The Chinese government has supported both public and private purchases of electric vehicles with some of the most generous levels of support in the world.
It has also set ambitious sales targets: 500,000 cumulative sales by 2015 and 5m by 2020, contained in the 2012-20 New Energy Vehicle Industrial Plan, released in July this year. Its policy reflects the potential of EVs to reduce emissions, increase China’s energy security and help the domestic auto industry to catch up with, or even leapfrog, foreign competition.
However, Chinese electric vehicles sales have been slow: just 13,000 electric vehicles were sold between 2009 and 2011, including buses and public utility vehicles. Figures for 2012 are not yet available, but are not expected to be orders of magnitude higher.
“China is making a big bet on electric vehicles. But it will need to bring in expertise and technology from foreign players to create competitive vehicles, and to deploy the full muscle of its auto industry in order to produce vehicles the public trusts," said Michael Liebreich, chief executive of Bloomberg New Energy Finance. "If it does this, we could well see sales in 2020 creeping closer to the target and China playing a leading international role. But the chances of China going it alone in electric vehicle, and as a result leapfrogging the world’s auto majors, are looking very slim”.
There are three main factors holding back the Chinese electric vehicle sector. First, on the demand side, consumers have shown little interest in electric cars due to their high cost (despite subsidies), a lack of charging infrastructure and a string of accidents involving these vehicles.
Second, on the supply side, the leading Chinese car manufacturers have not yet put their muscle behind major model launches. They and their fleet customers have been waiting for the government to publish the 2012-20 industrial plan, in order to avoid investing in the wrong technology. The main electric vehicles on the market are produced by second-tier manufacturers, and are not fully competitive alternatives to conventional cars.
Third, and in the long term perhaps more importantly, there is a shortage of the technological expertise in the supply chain needed to produce a competitive, safe, mainstream electric passenger vehicle.
This technological expertise will take time to develop.
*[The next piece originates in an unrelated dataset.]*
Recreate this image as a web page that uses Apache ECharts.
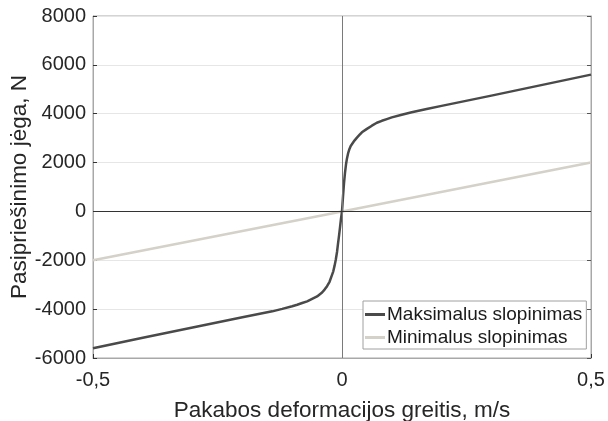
<!DOCTYPE html>
<html>
<head>
<meta charset="utf-8">
<script src="https://cdn.jsdelivr.net/npm/echarts@6/dist/echarts.min.js"></script>
<style>
  html, body { margin: 0; padding: 0; background: #ffffff; }
  #chart { width: 608px; height: 421px; }
</style>
</head>
<body>
<div id="chart"></div>
<script>
// Damper force vs. deformation velocity
const velocity = [-0.5, -0.4, -0.3, -0.2, -0.17, -0.14, -0.12, -0.1, -0.09, -0.08, -0.07, -0.06, -0.05, -0.04, -0.035, -0.03, -0.025,
                  -0.02, -0.0175, -0.015, -0.0125, -0.01, -0.008, -0.006, -0.004, -0.002, 0,
                  0.002, 0.004, 0.006, 0.008, 0.01, 0.0125, 0.015, 0.0175, 0.02, 0.025, 0.03, 0.035, 0.04, 0.05, 0.06,
                  0.07, 0.08, 0.09, 0.1, 0.12, 0.14, 0.17, 0.2, 0.3, 0.4, 0.5];
const forceMax = [-5600, -5170, -4750, -4330, -4210, -4090, -3990, -3880, -3820, -3750, -3680, -3580, -3480, -3320, -3200, -3060, -2880,
                  -2600, -2450, -2230, -1980, -1660, -1320, -1000, -650, -300, 0,
                  600, 1150, 1580, 1920, 2170, 2400, 2560, 2680, 2760, 2900, 3020, 3130, 3240, 3380, 3510,
                  3630, 3710, 3780, 3850, 3960, 4060, 4190, 4320, 4740, 5170, 5600];
const velocityMin = [-0.5, 0, 0.5];
const forceMin = [-2000, 0, 2000];
const yTicks = [-6000, -4000, -2000, 0, 2000, 4000, 6000, 8000];

const seriesNames = ['Maksimalus slopinimas', 'Minimalus slopinimas'];
const xTitle = 'Pakabos deformacijos greitis, m/s';
const yTitle = 'Pasipriešinimo jėga, N';

const FONT = '"Liberation Sans", Arial, sans-serif';
const pairs = (xs, ys) => xs.map((x, i) => [x, ys[i]]);

const chart = echarts.init(document.getElementById('chart'), null, { renderer: 'canvas' });

chart.setOption({
  animation: false,
  backgroundColor: '#ffffff',
  grid: {
    left: 93, top: 16, right: 17, bottom: 63,
    containLabel: false, outerBoundsMode: 'none',
    show: true, borderColor: '#a8a8a8', borderWidth: 1, backgroundColor: 'transparent'
  },
  xAxis: {
    type: 'value', min: -0.5, max: 0.5, interval: 0.5,
    name: xTitle, nameLocation: 'middle', nameGap: 41, nameMoveOverlap: false,
    nameTextStyle: { fontFamily: FONT, fontSize: 22.5, color: '#262626' },
    axisLine: { show: true, onZero: false, lineStyle: { color: '#a8a8a8', width: 1 } },
    axisTick: { show: true, inside: true, length: 4, lineStyle: { color: '#333' } },
    axisLabel: {
      fontFamily: FONT, fontSize: 20, color: '#262626', margin: 12,
      formatter: v => String(v).replace('.', ',')
    },
    splitLine: { show: false }
  },
  yAxis: [{
    type: 'value', min: yTicks[0], max: yTicks[yTicks.length - 1], interval: 2000,
    name: yTitle, nameLocation: 'middle', nameGap: 62, nameRotate: 90, nameMoveOverlap: false,
    nameTextStyle: { fontFamily: FONT, fontSize: 22.5, color: '#262626' },
    axisLine: { show: true, onZero: false, lineStyle: { color: '#a8a8a8', width: 1 } },
    axisTick: { show: true, inside: true, length: 4, lineStyle: { color: '#333' } },
    axisLabel: { fontFamily: FONT, fontSize: 20, color: '#262626', margin: 7, formatter: v => String(v) },
    splitLine: { show: true, lineStyle: { color: '#e6e6e6', width: 1 } }
  }, {
    type: 'value', min: yTicks[0], max: yTicks[yTicks.length - 1], interval: 2000,
    position: 'right',
    axisLine: { show: true, onZero: false, lineStyle: { color: '#a8a8a8', width: 1 } },
    axisTick: { show: true, inside: true, length: 4, lineStyle: { color: '#555' } },
    axisLabel: { show: false },
    splitLine: { show: false }
  }],
  legend: {
    orient: 'vertical',
    left: 363, top: 301,
    padding: [4, 4, 2, 2],
    itemGap: 4,
    itemWidth: 20, itemHeight: 3,
    icon: 'rect',
    backgroundColor: '#ffffff',
    borderColor: '#a0a0a0', borderWidth: 1,
    textStyle: { fontFamily: FONT, fontSize: 19, color: '#1a1a1a', padding: [0, 0, 0, -3] },
    data: seriesNames
  },
  series: [
    {
      // zero reference lines
      type: 'line', data: [], silent: true, xAxisIndex: 0, yAxisIndex: 0,
      markLine: {
        silent: true, symbol: 'none', label: { show: false }, animation: false,
        data: [
          { xAxis: 0, lineStyle: { color: '#7a7a7a', width: 1, type: 'solid' } },
          { yAxis: 0, lineStyle: { color: '#333333', width: 1, type: 'solid' } }
        ]
      }
    },
    {
      name: seriesNames[1], type: 'line', data: pairs(velocityMin, forceMin),
      showSymbol: false, color: '#d4d1c9',
      lineStyle: { color: '#d4d1c9', width: 2.5 }, z: 3
    },
    {
      name: seriesNames[0], type: 'line', data: pairs(velocity, forceMax),
      showSymbol: false, smooth: false, color: '#4a4a4a',
      lineStyle: { color: '#4a4a4a', width: 2.5, join: 'round' }, z: 4
    }
  ]
});
</script>
</body>
</html>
The early adopters will be public fleets, where purchase decisions for buses, taxis, commercial and utility vehicles are decided, or at least heavily influenced, by the government.
Private purchases will initially be limited to very low-end, compact vehicles – city cars – where consumer requirements are more modest. Under current policies, we forecast under our optimistic scenario that the cumulative sales of these segments will amount to 343,000 by 2015 and just over 1m by 2020. The latter figure would be equivalent to just 20% of the official target.